EXERCISE:
List every line below containing "that".

RECORDS SUPPLIED:
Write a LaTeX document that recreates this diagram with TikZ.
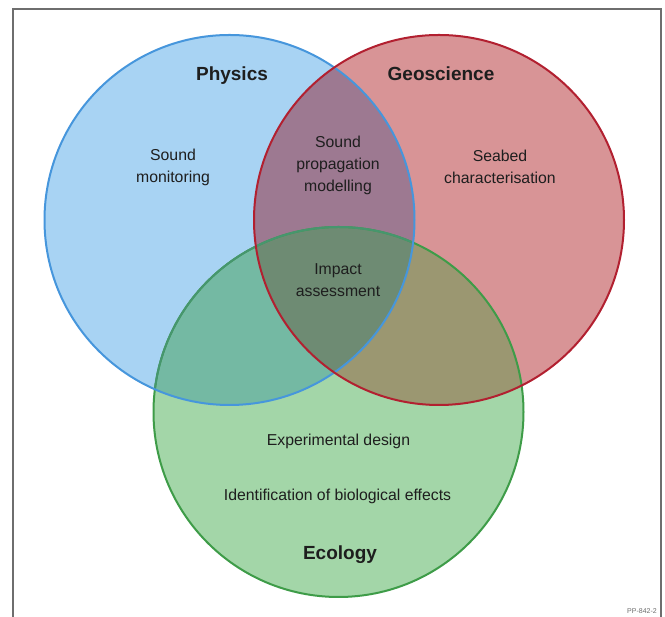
\documentclass[tikz,border=0pt]{standalone}
\usepackage{fontspec}
\setmainfont{Liberation Sans}
\definecolor{cblue}{RGB}{168,211,243}
\definecolor{cred}{RGB}{216,148,150}
\definecolor{cgreen}{RGB}{163,214,168}
\definecolor{cbr}{RGB}{157,121,145}
\definecolor{cbg}{RGB}{116,185,163}
\definecolor{crg}{RGB}{155,151,113}
\definecolor{cbrg}{RGB}{110,139,115}
\definecolor{sblue}{RGB}{70,150,220}
\definecolor{sred}{RGB}{178,32,48}
\definecolor{sgreen}{RGB}{62,156,72}
\definecolor{sgreenmut}{RGB}{70,150,110}
\definecolor{framec}{RGB}{110,110,110}
\definecolor{txt}{RGB}{30,30,30}
\begin{document}
\begin{tikzpicture}[x=1pt,y=1pt,
  title/.style={font=\fontsize{19}{22}\selectfont\bfseries, text=txt, inner sep=0pt},
  label/.style={font=\fontsize{15.8}{22}\selectfont, text=txt, align=center, inner sep=0pt},
  ring/.style={line width=2pt}]
\useasboundingbox (0,0) rectangle (665,617);
\fill[white] (0,0) rectangle (665,617);
\def\cB{(229.5,397) circle (185pt)}
\def\cR{(439,397) circle (185pt)}
\def\cG{(338.5,205) circle (185pt)}
% solo fills
\fill[cblue] \cB;
\fill[cred] \cR;
\fill[cgreen] \cG;
% pairwise
\begin{scope}\clip \cB; \fill[cbr] \cR; \end{scope}
\begin{scope}\clip \cB; \fill[cbg] \cG; \end{scope}
\begin{scope}\clip \cR; \fill[crg] \cG; \end{scope}
\begin{scope}\clip \cB; \clip \cR; \fill[cbrg] \cG; \end{scope}
% strokes
\draw[ring, sgreen] \cG;
\begin{scope}\clip \cB; \draw[ring, sgreenmut] \cG; \end{scope}
\draw[ring, sblue] \cB;
\draw[ring, sred] \cR;
% frame
\draw[framec, line width=1.5pt] (13,0) -- (13,608) -- (661,608) -- (661,0);
% texts
\node[title, anchor=base] (phys) at (232,536) {Physics};
\node[title, anchor=base] (geo) at (441,536) {Geoscience};
\node[title, anchor=base] (eco) at (340,57) {Ecology};
\node[label] (mon) at (173,450) {Sound\\monitoring};
\node[label] (prop) at (338,452) {Sound\\propagation\\modelling};
\node[label] (seabed) at (500,450) {Seabed\\characterisation};
\node[label] (impact) at (338,337) {Impact\\assessment};
\node[label, anchor=base] (exp) at (338.5,171.3) {Experimental design};
\node[label, anchor=base] (ident) at (337.5,116) {Identification of biological effects};
\node[font=\fontsize{7}{8}\selectfont, text=framec, anchor=base east, inner sep=0pt] (pp) at (657,3) {PP-842-2};
\end{tikzpicture}
\end{document}
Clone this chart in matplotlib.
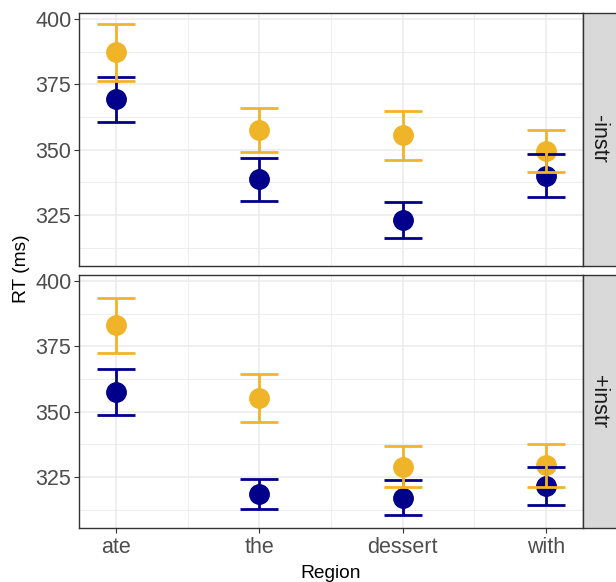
import numpy as np
import matplotlib
matplotlib.use("Agg")
import matplotlib.pyplot as plt
from matplotlib.patches import Rectangle

plt.rcParams['font.family'] = ['Liberation Sans', 'DejaVu Sans']

regions = ['ate', 'the', 'dessert', 'with']
panels = ['-instr', '+instr']

# means and half-widths of the error bars, per panel
yellow_mean = {'-instr': [387.2, 357.5, 355.5, 349.5],
               '+instr': [383.0, 355.2, 329.0, 329.5]}
yellow_err = {'-instr': [11.0, 8.4, 9.4, 8.0],
              '+instr': [10.6, 9.2, 7.7, 8.2]}
blue_mean = {'-instr': [369.2, 338.7, 323.0, 340.0],
             '+instr': [357.5, 318.5, 317.0, 321.5]}
blue_err = {'-instr': [8.7, 8.2, 6.9, 8.2],
            '+instr': [8.8, 5.6, 6.7, 7.3]}

yellow = '#F0B429'
blue = '#00008B'
grid_col = '#EBEBEB'
border = '#333333'

fig = plt.figure(figsize=(6.16, 5.82), dpi=100)
W, H = 616.0, 582.0
left, right = 79 / W, 583 / W
boxes = [(13, 265.7), (275, 527.7)]

x = np.arange(1, len(regions) + 1)
axes = []
for i, p in enumerate(panels):
    top, bot = boxes[i]
    ax = fig.add_axes([left, 1 - bot / H, right - left, (bot - top) / H])
    axes.append(ax)
    ax.set_xlim(0.74, 4.26)
    ax.set_ylim(305.6, 402.3)
    ax.set_yticks([325, 350, 375, 400])
    ax.set_yticks([312.5, 337.5, 362.5, 387.5], minor=True)
    ax.set_xticks(x)
    ax.set_xticks([1.5, 2.5, 3.5], minor=True)
    ax.grid(True, which='major', color=grid_col, lw=1.1)
    ax.grid(True, which='minor', color=grid_col, lw=0.6)
    ax.set_axisbelow(True)
    for s in ax.spines.values():
        s.set_color(border)
        s.set_linewidth(1.0)
    ax.tick_params(which='major', length=3.5, width=0.8, color=border,
                   labelsize=15.5, labelcolor='#4D4D4D', pad=2)
    ax.tick_params(axis='x', pad=3.5)
    ax.tick_params(which='minor', length=0)

    ax.plot(x, yellow_mean[p], 'o', color=yellow, ms=14, zorder=3)
    ax.plot(x, blue_mean[p], 'o', color=blue, ms=14, zorder=3)
    ax.errorbar(x, blue_mean[p], yerr=blue_err[p], fmt='none', ecolor=blue,
                elinewidth=2.0, capsize=14, capthick=2.0, zorder=4)
    ax.errorbar(x, yellow_mean[p], yerr=yellow_err[p], fmt='none', ecolor=yellow,
                elinewidth=2.0, capsize=14, capthick=2.0, zorder=4)

    # facet strip on the right
    fig.patches.append(Rectangle((right, 1 - bot / H), 1 - right + 0.01, (bot - top) / H,
                                 transform=fig.transFigure, facecolor='#D9D9D9',
                                 edgecolor=border, lw=1.0))
    fig.text(599 / W, 1 - (top + bot) / 2 / H, p, rotation=-90, ha='center', va='center',
             fontsize=15.5, color='#1A1A1A')

axes[0].tick_params(labelbottom=False, length=0, axis='x')
axes[1].set_xticklabels(regions)

fig.text((79 + 583) / 2 / W, 1 - 573 / H, 'Region', ha='center', va='center', fontsize=13.8)
fig.text(21 / W, 1 - 269 / H, 'RT (ms)', ha='center', va='center', rotation=90, fontsize=13.8)

fig.savefig('out.png', dpi=100)
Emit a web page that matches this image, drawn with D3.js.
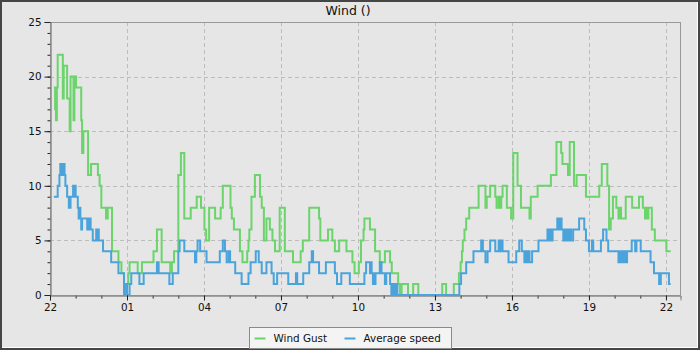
<!DOCTYPE html>
<html>
<head>
<meta charset="utf-8">
<script src="https://cdn.jsdelivr.net/npm/d3@7"></script>
<style>
body { margin: 0; background: #454545; }
svg { display: block; font-family: "DejaVu Sans", sans-serif; }
</style>
</head>
<body>
<svg id="chart" width="700" height="350"></svg>
<script>
// [minutes after 22:00, speed] - value holds until the next entry (step after)
const gustSeries = [[9,19],[12,17],[14,16],[16,19],[18,22],[30,18],[32,21],[40,18],[46,15],[48,20],[55,16],[57,20],[61,19],[73,16],[75,13],[78,15],[89,11],[96,12],[112,11],[116,10],[120,8],[131,7],[135,8],[145,4],[160,3],[167,2],[173,1],[176,0],[180,1],[183,2],[186,3],[205,2],[215,3],[242,4],[250,6],[261,3],[281,2],[285,3],[290,4],[300,11],[306,13],[314,7],[329,8],[343,9],[353,8],[361,6],[365,5],[372,8],[386,7],[399,8],[404,10],[422,8],[425,7],[430,6],[444,4],[450,3],[461,4],[464,5],[466,6],[471,9],[479,11],[491,9],[495,8],[500,5],[506,7],[514,6],[520,5],[526,4],[537,8],[549,4],[568,3],[586,4],[591,5],[606,8],[629,7],[632,5],[650,6],[660,5],[666,4],[676,5],[693,4],[707,3],[712,2],[722,3],[727,5],[733,6],[735,7],[748,6],[760,4],[771,3],[783,4],[795,3],[799,2],[814,1],[818,0],[822,1],[837,0],[849,1],[861,0],[917,1],[926,0],[944,1],[956,2],[960,3],[963,4],[965,5],[969,6],[973,7],[980,8],[1002,10],[1018,8],[1021,9],[1029,10],[1041,9],[1044,8],[1049,9],[1052,8],[1055,9],[1058,10],[1068,8],[1078,7],[1083,13],[1093,10],[1101,8],[1121,7],[1124,9],[1140,10],[1171,11],[1184,14],[1195,13],[1198,12],[1211,11],[1215,14],[1225,10],[1231,11],[1253,9],[1284,10],[1290,12],[1303,10],[1307,6],[1311,7],[1316,9],[1324,8],[1329,7],[1332,8],[1335,7],[1346,9],[1361,8],[1377,9],[1386,8],[1391,7],[1394,8],[1397,7],[1399,8],[1407,6],[1414,5],[1441,4],[1451,4]];

const avgSeries = [[9,9],[18,10],[22,11],[24,12],[26,11],[28,12],[30,11],[32,12],[34,11],[36,10],[40,9],[44,8],[46,9],[47,8],[48,9],[54,10],[56,9],[58,10],[60,9],[65,8],[67,7],[69,8],[71,7],[73,6],[75,7],[87,6],[89,7],[91,6],[93,7],[95,6],[100,5],[108,6],[110,5],[112,6],[114,5],[124,4],[143,3],[160,2],[173,0],[178,1],[180,0],[186,1],[190,2],[209,1],[219,2],[250,3],[254,2],[279,1],[287,2],[300,4],[303,5],[314,4],[339,3],[342,4],[345,5],[351,4],[366,3],[397,4],[404,5],[409,4],[413,3],[418,4],[421,3],[433,2],[448,1],[464,2],[469,3],[481,4],[488,3],[495,2],[506,3],[518,2],[523,1],[531,2],[557,1],[575,2],[578,1],[592,2],[606,3],[612,4],[615,3],[629,2],[645,3],[666,2],[671,1],[681,2],[701,1],[735,2],[739,3],[748,2],[750,3],[752,2],[755,1],[757,2],[759,1],[761,2],[771,3],[775,2],[783,1],[786,2],[795,1],[798,0],[802,1],[804,0],[806,1],[808,0],[810,1],[812,0],[957,1],[961,2],[973,3],[990,4],[1008,5],[1012,4],[1018,3],[1023,4],[1029,5],[1041,4],[1049,5],[1052,4],[1055,5],[1058,4],[1072,3],[1090,4],[1097,5],[1103,4],[1109,3],[1112,4],[1115,3],[1118,4],[1121,3],[1127,4],[1142,5],[1163,6],[1166,5],[1169,6],[1172,5],[1175,6],[1186,7],[1190,6],[1193,7],[1196,6],[1200,5],[1203,6],[1206,5],[1209,6],[1212,5],[1215,6],[1218,5],[1223,6],[1237,7],[1249,6],[1253,5],[1260,4],[1267,5],[1270,4],[1288,5],[1293,6],[1301,5],[1305,4],[1329,3],[1333,4],[1337,3],[1341,4],[1345,3],[1349,4],[1360,5],[1368,4],[1371,5],[1381,4],[1404,3],[1412,2],[1424,1],[1428,2],[1447,1],[1451,1]];

// Axis ticks
const hourLabels = ["22", "01", "04", "07", "10", "13", "16", "19", "22"];
const yLabels = [0, 5, 10, 15, 20, 25];

const seriesNames = ["Wind Gust", "Average speed"];
const seriesColors = ["#6bd46b", "#4aa4db"];

// Plot area
const plotLeft = 50, plotRight = 680.5, plotTop = 22, plotBottom = 295;

const svg = d3.select("#chart");

// Outer frame
svg.append("rect").attr("x", 0).attr("y", 0).attr("width", 700).attr("height", 350).attr("fill", "#454545");
svg.append("rect").attr("x", 2).attr("y", 2).attr("width", 696).attr("height", 346).attr("fill", "#ffffff");
svg.append("rect").attr("x", 2).attr("y", 2).attr("width", 695).attr("height", 345).attr("fill", "#e6e6e6");

// Scales
const x = d3.scaleLinear().domain([0, 1474]).range([plotLeft, plotRight]);
const y = d3.scaleLinear().domain([0, 25]).range([plotBottom, plotTop]);

const majorMinutes = hourLabels.map((d, i) => i * 180);
const minorMinutes = d3.range(0, 1474, 60);
const minorY = d3.range(0, 26, 1);

// Grid lines
const grid = svg.append("g").attr("stroke", "#bcbcbc").attr("stroke-dasharray", "4,3").attr("stroke-width", 1);
grid.selectAll(".vg")
    .data(majorMinutes.slice(1))
    .join("line")
    .attr("x1", d => Math.round(x(d)) + 0.5).attr("x2", d => Math.round(x(d)) + 0.5)
    .attr("y1", plotTop).attr("y2", plotBottom);
grid.selectAll(".hg")
    .data(yLabels.slice(1, -1))
    .join("line")
    .attr("x1", plotLeft).attr("x2", plotRight)
    .attr("y1", d => Math.round(y(d)) + 0.5).attr("y2", d => Math.round(y(d)) + 0.5);

// Series
const line = d3.line()
    .x(d => x(d[0]))
    .y(d => y(d[1]))
    .curve(d3.curveStepAfter);

svg.append("path")
    .datum(gustSeries)
    .attr("d", line)
    .attr("fill", "none")
    .attr("stroke", seriesColors[0])
    .attr("stroke-width", 2);

svg.append("path")
    .datum(avgSeries)
    .attr("d", line)
    .attr("fill", "none")
    .attr("stroke", seriesColors[1])
    .attr("stroke-width", 2);

// Plot border
svg.append("rect")
    .attr("x", plotLeft + 0.5).attr("y", plotTop + 0.5)
    .attr("width", plotRight - plotLeft - 0.5).attr("height", plotBottom - plotTop)
    .attr("fill", "none").attr("stroke", "#999999");

// Axes
function styleAxis(g) {
    g.select(".domain").attr("stroke", "#8c8c8c");
    g.selectAll(".tick line").attr("stroke", "#222");
    g.selectAll(".tick text").attr("fill", "#111").style("font-size", "10.4px").style("font-family", "DejaVu Sans");
}

svg.append("g")
    .attr("transform", `translate(${plotLeft + 0.5},0)`)
    .call(d3.axisLeft(y).tickValues(minorY).tickSize(3).tickFormat(""))
    .call(styleAxis);
svg.append("g")
    .attr("transform", `translate(${plotLeft + 0.5},0)`)
    .call(d3.axisLeft(y).tickValues(yLabels).tickSize(6).tickPadding(3))
    .call(styleAxis);

svg.append("g")
    .attr("transform", `translate(0,${plotBottom + 0.5})`)
    .call(d3.axisBottom(x).tickValues(minorMinutes).tickSize(3).tickFormat(""))
    .call(styleAxis);
svg.append("g")
    .attr("transform", `translate(0,${plotBottom + 0.5})`)
    .call(d3.axisBottom(x).tickValues(majorMinutes).tickSize(5).tickPadding(3).tickFormat((d, i) => hourLabels[i]))
    .call(styleAxis);

// Title
svg.append("text")
    .attr("x", 348).attr("y", 15)
    .attr("text-anchor", "middle")
    .style("font-size", "12.5px")
    .attr("fill", "#111")
    .text("Wind ()");

// Legend
const legend = svg.append("g").attr("transform", "translate(249.5,327.5)");
legend.append("rect")
    .attr("width", 202).attr("height", 21)
    .attr("fill", "#f4f4f4").attr("stroke", "#8a8a8a");

const legendX = [5, 95];
const items = legend.selectAll(".legend-item")
    .data(seriesNames)
    .join("g")
    .attr("transform", (d, i) => `translate(${legendX[i]},0)`);
items.append("line")
    .attr("x1", 0).attr("x2", 11)
    .attr("y1", 11).attr("y2", 11)
    .attr("stroke", (d, i) => seriesColors[i])
    .attr("stroke-width", 2);
items.append("text")
    .attr("x", 19).attr("y", 14.5)
    .style("font-size", "10.4px")
    .attr("fill", "#111")
    .text(d => d);
</script>
</body>
</html>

TASK RESPONSE:
Write a LaTeX document that recreates this diagram with TikZ.
Emit a web page that matches this image, drawn with D3.js.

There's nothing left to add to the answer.